# Theorem 2.9 Rudin functional analysis - Inferring exists $n$ such that $K \cap nE \neq \emptyset$

Follow up to this question.

I realized that question, which I've asked, explains "why" we can apply Baire's Theorem to $$K$$. It doesn't address however why $$\exists n$$ such that $$K \cap nE \neq \emptyset$$, so this question it's just a check (as I'm reviewing my knowledge of Functional Analysis).

According to Baire's theorem such a $$K$$ is of second category, which means it is not a countable union of nowhere dense (so it's of second category) or equivalently the countable intersection of open dense in $$K$$ is not empty.
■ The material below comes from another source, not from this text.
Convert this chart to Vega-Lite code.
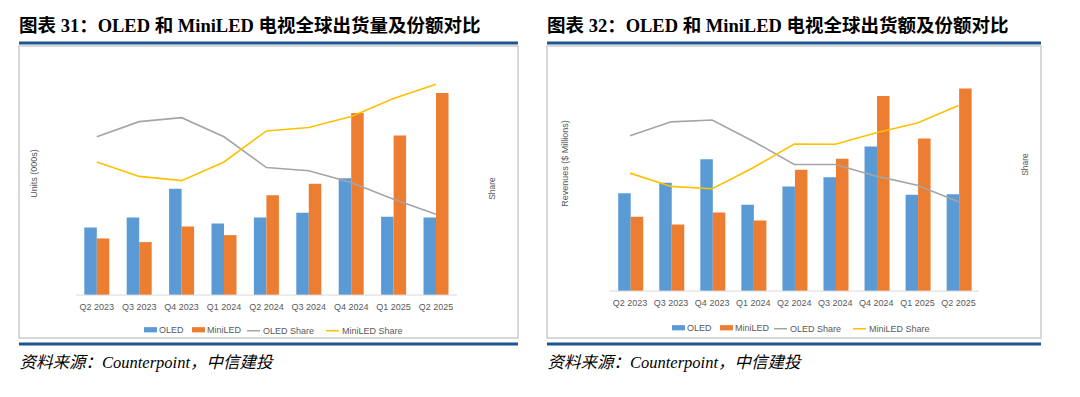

However I'm not able to reach the conclusion I want (or maybe I'm just not convinced). I guess I can pick a collection of open dense in $$K$$ therefore (collection is $$\left\{ V_i \right\}$$)

$$K = \overline{\bigcap V_i} = \bigcup K \cap nE$$

the bit that is confusing me is when I say "I can pick", can I actually pick such a collection as a consequence of Baire's theorem?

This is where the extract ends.